The drug is sanctioned for people who have received prior chemotherapy with a drug that contained anthracycline, the agency said Thursday in a news release.
Soft tissue sarcoma occurs when cancer invades soft tissues, such as muscles, tendons, fat, blood vessels, lymph nodes, nerves and tissues that surround joints, the FDA said. Liposarcoma specifically affects fat, most often of the head, neck, arms, legs, trunk or abdomen.
Halaven was evaluated in clinical studies involving more than 140 people with liposarcoma that had spread (metastatic) or couldn't be removed surgically. Average survival among people who took Halaven was 15.6 months, compared to 8.4 months among those who took another chemotherapy drug, dacarbazine.

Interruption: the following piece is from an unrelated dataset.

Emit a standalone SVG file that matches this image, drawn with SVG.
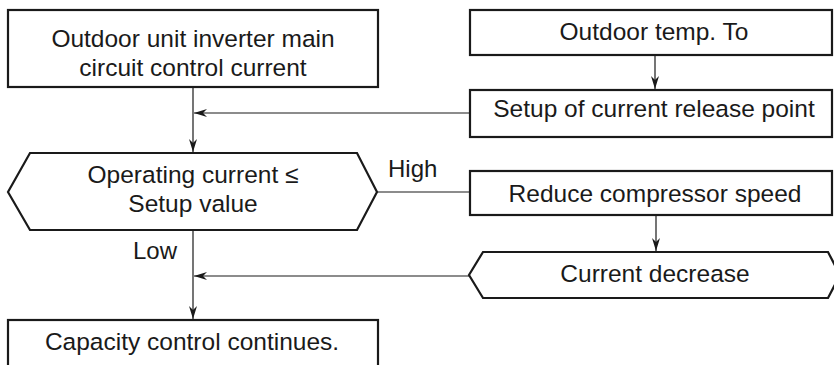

The most common side effects of Halaven included fatigue, nausea, hair loss, constipation, nerve damage, abdominal pain and fever. Other adverse reactions included a drop in germ-fighting white blood cells and decreased levels of the minerals potassium or calcium.
More serious side effects included deadly infection, nerve damage, harm to a pregnant woman's fetus, and dangerous heartbeat abnormalities, the FDA said.
Halaven is marketed by Woodcliff Lake, N.J.-based Eisai Inc.